Tuesday I spent 14 hours of frustration trying to get the QNAPs to work. They are behaving just like CHEECH was where wbinfo shows the users but getent does not. I ended up restoring the old Samba 3 LDAP settings on the QNAPs to get the business running again. This works so long as both systems have the same ID & Password. This allows me to test with a third QNAP to get the AD-DC to work as it is not used by the end-users.
After trolling the forums and searching via Google I have yet to get the QNAPs to work. I’ve gone backwards and forwards with firmware revisions, I’ve reinitialized the unit, made manual changes to smb.conf and krb5.conf to match the working server, compared settings changes between 4.4 and 4.9, all to no avail so far.

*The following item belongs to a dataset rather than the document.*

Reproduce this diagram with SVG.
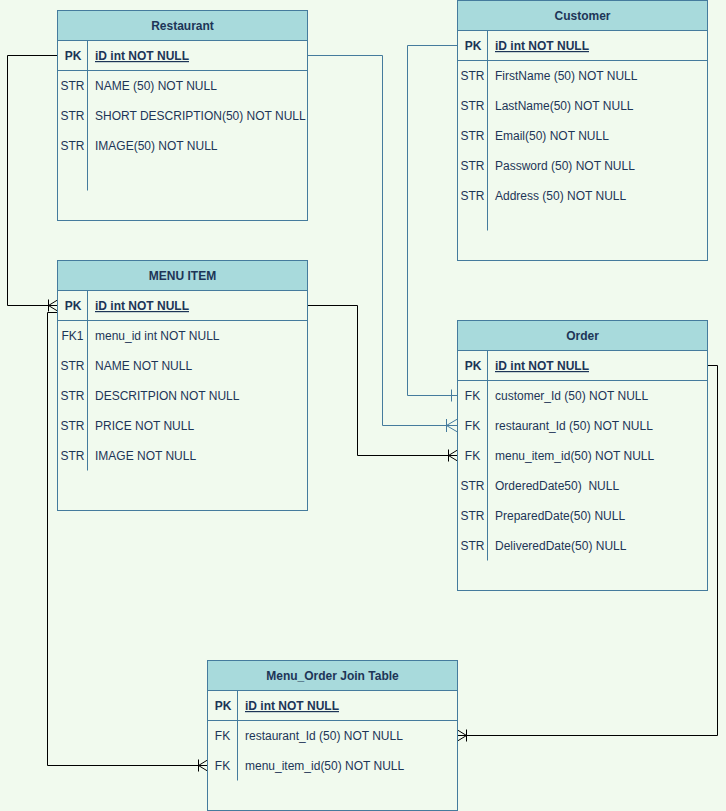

I’ll post more on this adventure later.
Wednesday the rest of the office staff came in to work and not surprisingly many ignored the sign that was taped to their monitor and tried to access the system without talking to Mike. This ended up with them getting locked out. Due to the situation with the QNAPs we tried getting a user to change their password to match the one they had before the update. This is where we found that the user desktop required a complex password even though the Samba AD-DC had this turned off. We ended up getting the users to change their password through the domain management tools after we unlocked them.
Thankfully most things worked out-of-the-box for this upgrade but the QNAPs are still not fully functional and I still have to adapt the other servers that use LDAP lookups as well as “fix” the active directory for missing information. These will be discussed in later posts.